*COLLECTED MATERIAL:*
________________________________________

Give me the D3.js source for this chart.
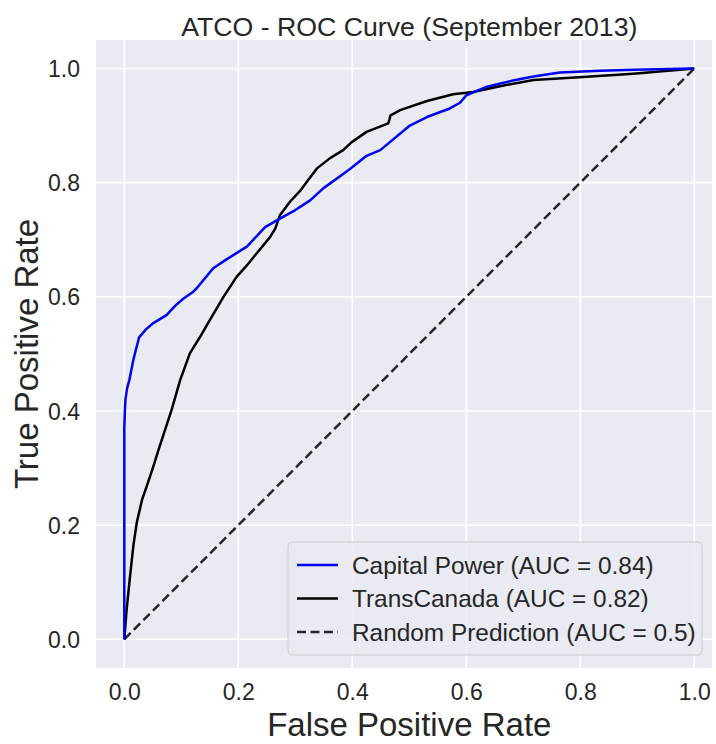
<!DOCTYPE html>
<html>
<head>
<meta charset="utf-8">
<script src="https://cdn.jsdelivr.net/npm/d3@7"></script>
<style>
  body { margin: 0; background: #fff; }
  text { font-family: "Liberation Sans", Arial, sans-serif; fill: #262626; }
</style>
</head>
<body>
<div class="chart"></div>
<script>
// ROC curve data
var capFpr = [0, 0, 0.001, 0.002, 0.005, 0.009, 0.013, 0.016, 0.021, 0.026, 0.038, 0.051, 0.074, 0.09, 0.104, 0.121, 0.127, 0.156, 0.18, 0.215, 0.247, 0.273, 0.3, 0.326, 0.349, 0.396, 0.425, 0.449, 0.466, 0.501, 0.531, 0.571, 0.589, 0.6, 0.636, 0.682, 0.718, 0.764, 0.835, 0.893, 1.0];
var capTpr = [0, 0.37, 0.40, 0.42, 0.44, 0.455, 0.475, 0.49, 0.51, 0.529, 0.543, 0.554, 0.568, 0.585, 0.597, 0.609, 0.615, 0.65, 0.666, 0.688, 0.722, 0.737, 0.752, 0.769, 0.79, 0.824, 0.847, 0.857, 0.871, 0.9, 0.915, 0.93, 0.94, 0.953, 0.968, 0.979, 0.986, 0.993, 0.996, 0.998, 1.0];

var tcFpr = [0, 0.004, 0.01, 0.016, 0.022, 0.031, 0.04, 0.05, 0.06, 0.083, 0.098, 0.115, 0.133, 0.15, 0.174, 0.197, 0.215, 0.232, 0.256, 0.265, 0.273, 0.291, 0.308, 0.32, 0.338, 0.361, 0.384, 0.399, 0.425, 0.463, 0.465, 0.467, 0.484, 0.531, 0.577, 0.612, 0.659, 0.718, 0.805, 0.893, 1.0];
var tcTpr = [0, 0.051, 0.11, 0.165, 0.205, 0.244, 0.27, 0.30, 0.332, 0.402, 0.454, 0.501, 0.53, 0.559, 0.6, 0.635, 0.655, 0.676, 0.705, 0.72, 0.743, 0.767, 0.785, 0.801, 0.825, 0.843, 0.857, 0.871, 0.889, 0.904, 0.91, 0.918, 0.927, 0.943, 0.955, 0.959, 0.969, 0.98, 0.985, 0.991, 1.0];

var randFpr = [0, 1];
var randTpr = [0, 1];

var tickValues = [0, 0.2, 0.4, 0.6, 0.8, 1.0];
var legendLabels = ["Capital Power (AUC = 0.84)", "TransCanada (AUC = 0.82)", "Random Prediction (AUC = 0.5)"];

var svgWidth = 716;
var svgHeight = 744;

// plot area (axes box) in pixels
var plot = { left: 96, right: 712, top: 40, bottom: 668 };

var svg = d3.select(".chart").append("svg")
  .attr("width", svgWidth)
  .attr("height", svgHeight);

var xScale = d3.scaleLinear().domain([0, 1]).range([124.3, 694.3]);
var yScale = d3.scaleLinear().domain([0, 1]).range([639.3, 68.5]);

// background
svg.append("rect")
  .attr("x", plot.left)
  .attr("y", plot.top)
  .attr("width", plot.right - plot.left)
  .attr("height", plot.bottom - plot.top)
  .attr("fill", "#eaeaf2");

// grid lines
svg.append("g").selectAll("line")
  .data(tickValues)
  .enter()
  .append("line")
  .attr("x1", d => xScale(d)).attr("x2", d => xScale(d))
  .attr("y1", plot.top).attr("y2", plot.bottom)
  .attr("stroke", "#fff").attr("stroke-width", 1.6);

svg.append("g").selectAll("line")
  .data(tickValues)
  .enter()
  .append("line")
  .attr("y1", d => yScale(d)).attr("y2", d => yScale(d))
  .attr("x1", plot.left).attr("x2", plot.right)
  .attr("stroke", "#fff").attr("stroke-width", 1.6);

// axes (no domain line, no tick marks)
var bottomAxis = d3.axisBottom(xScale).tickValues(tickValues).tickFormat(d3.format(".1f")).tickSize(0).tickPadding(0);
var leftAxis = d3.axisLeft(yScale).tickValues(tickValues).tickFormat(d3.format(".1f")).tickSize(0).tickPadding(0);

var xAxisG = svg.append("g")
  .attr("transform", `translate(0, ${plot.bottom})`)
  .call(bottomAxis);
xAxisG.select(".domain").remove();
xAxisG.selectAll("text")
  .attr("y", 32).attr("dy", null)
  .style("font-size", "23px")
  .style("font-family", "Liberation Sans, Arial, sans-serif")
  .attr("fill", "#262626");

var yAxisG = svg.append("g")
  .attr("transform", `translate(${plot.left}, 0)`)
  .call(leftAxis);
yAxisG.select(".domain").remove();
yAxisG.selectAll("text")
  .attr("x", -16).attr("dy", "0.35em")
  .style("font-size", "23px")
  .style("font-family", "Liberation Sans, Arial, sans-serif")
  .attr("fill", "#262626");

// curves
var line = d3.line()
  .x(d => xScale(d[0]))
  .y(d => yScale(d[1]));

var series = [
  { fpr: capFpr, tpr: capTpr, color: "#0000f0", dash: null },
  { fpr: tcFpr, tpr: tcTpr, color: "#000", dash: null },
  { fpr: randFpr, tpr: randTpr, color: "#262626", dash: "9,4.5" }
];

svg.append("g").selectAll("path")
  .data(series.slice().reverse())
  .enter()
  .append("path")
  .attr("d", d => line(d3.zip(d.fpr, d.tpr)))
  .attr("fill", "none")
  .attr("stroke", d => d.color)
  .attr("stroke-width", 2.5)
  .attr("stroke-linejoin", "round")
  .attr("stroke-dasharray", d => d.dash);

// legend
var legend = svg.append("g");
legend.append("rect")
  .attr("x", 288).attr("y", 542)
  .attr("width", 414).attr("height", 113)
  .attr("rx", 4)
  .attr("fill", "#eaeaf2").attr("fill-opacity", 0.8)
  .attr("stroke", "#cccccc").attr("stroke-width", 1);

var rows = legend.selectAll("g.row")
  .data(series)
  .enter()
  .append("g")
  .attr("class", "row")
  .attr("transform", (d, i) => `translate(0, ${565 + i * 33.5})`);

rows.append("line")
  .attr("x1", 297).attr("x2", 338)
  .attr("stroke", d => d.color)
  .attr("stroke-width", 2.5)
  .attr("stroke-dasharray", d => d.dash);

rows.append("text")
  .attr("x", 352)
  .attr("dy", "0.35em")
  .style("font-size", "24.4px")
  .text((d, i) => legendLabels[i]);

// title and axis labels
svg.append("text")
  .attr("x", 409.3).attr("y", 36)
  .attr("text-anchor", "middle")
  .style("font-size", "26.7px")
  .text("ATCO - ROC Curve (September 2013)");

svg.append("text")
  .attr("x", 409.3).attr("y", 736)
  .attr("text-anchor", "middle")
  .style("font-size", "33px")
  .text("False Positive Rate");

svg.append("text")
  .attr("transform", "translate(38, 354) rotate(-90)")
  .attr("text-anchor", "middle")
  .style("font-size", "33px")
  .text("True Positive Rate");
</script>
</body>
</html>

________________________________________

*SHORT PROBLEM:*
Starting at the first line of the material, output exactly the lines up to and including the one with "d3.scaleLinear().domain([0, 1]).range([639.3, 68.5]);". Do not include the pictures.

*TASK OUTPUT:*
Give me the D3.js source for this chart.
<!DOCTYPE html>
<html>
<head>
<meta charset="utf-8">
<script src="https://cdn.jsdelivr.net/npm/d3@7"></script>
<style>
  body { margin: 0; background: #fff; }
  text { font-family: "Liberation Sans", Arial, sans-serif; fill: #262626; }
</style>
</head>
<body>
<div class="chart"></div>
<script>
// ROC curve data
var capFpr = [0, 0, 0.001, 0.002, 0.005, 0.009, 0.013, 0.016, 0.021, 0.026, 0.038, 0.051, 0.074, 0.09, 0.104, 0.121, 0.127, 0.156, 0.18, 0.215, 0.247, 0.273, 0.3, 0.326, 0.349, 0.396, 0.425, 0.449, 0.466, 0.501, 0.531, 0.571, 0.589, 0.6, 0.636, 0.682, 0.718, 0.764, 0.835, 0.893, 1.0];
var capTpr = [0, 0.37, 0.40, 0.42, 0.44, 0.455, 0.475, 0.49, 0.51, 0.529, 0.543, 0.554, 0.568, 0.585, 0.597, 0.609, 0.615, 0.65, 0.666, 0.688, 0.722, 0.737, 0.752, 0.769, 0.79, 0.824, 0.847, 0.857, 0.871, 0.9, 0.915, 0.93, 0.94, 0.953, 0.968, 0.979, 0.986, 0.993, 0.996, 0.998, 1.0];

var tcFpr = [0, 0.004, 0.01, 0.016, 0.022, 0.031, 0.04, 0.05, 0.06, 0.083, 0.098, 0.115, 0.133, 0.15, 0.174, 0.197, 0.215, 0.232, 0.256, 0.265, 0.273, 0.291, 0.308, 0.32, 0.338, 0.361, 0.384, 0.399, 0.425, 0.463, 0.465, 0.467, 0.484, 0.531, 0.577, 0.612, 0.659, 0.718, 0.805, 0.893, 1.0];
var tcTpr = [0, 0.051, 0.11, 0.165, 0.205, 0.244, 0.27, 0.30, 0.332, 0.402, 0.454, 0.501, 0.53, 0.559, 0.6, 0.635, 0.655, 0.676, 0.705, 0.72, 0.743, 0.767, 0.785, 0.801, 0.825, 0.843, 0.857, 0.871, 0.889, 0.904, 0.91, 0.918, 0.927, 0.943, 0.955, 0.959, 0.969, 0.98, 0.985, 0.991, 1.0];

var randFpr = [0, 1];
var randTpr = [0, 1];

var tickValues = [0, 0.2, 0.4, 0.6, 0.8, 1.0];
var legendLabels = ["Capital Power (AUC = 0.84)", "TransCanada (AUC = 0.82)", "Random Prediction (AUC = 0.5)"];

var svgWidth = 716;
var svgHeight = 744;

// plot area (axes box) in pixels
var plot = { left: 96, right: 712, top: 40, bottom: 668 };

var svg = d3.select(".chart").append("svg")
  .attr("width", svgWidth)
  .attr("height", svgHeight);

var xScale = d3.scaleLinear().domain([0, 1]).range([124.3, 694.3]);
var yScale = d3.scaleLinear().domain([0, 1]).range([639.3, 68.5]);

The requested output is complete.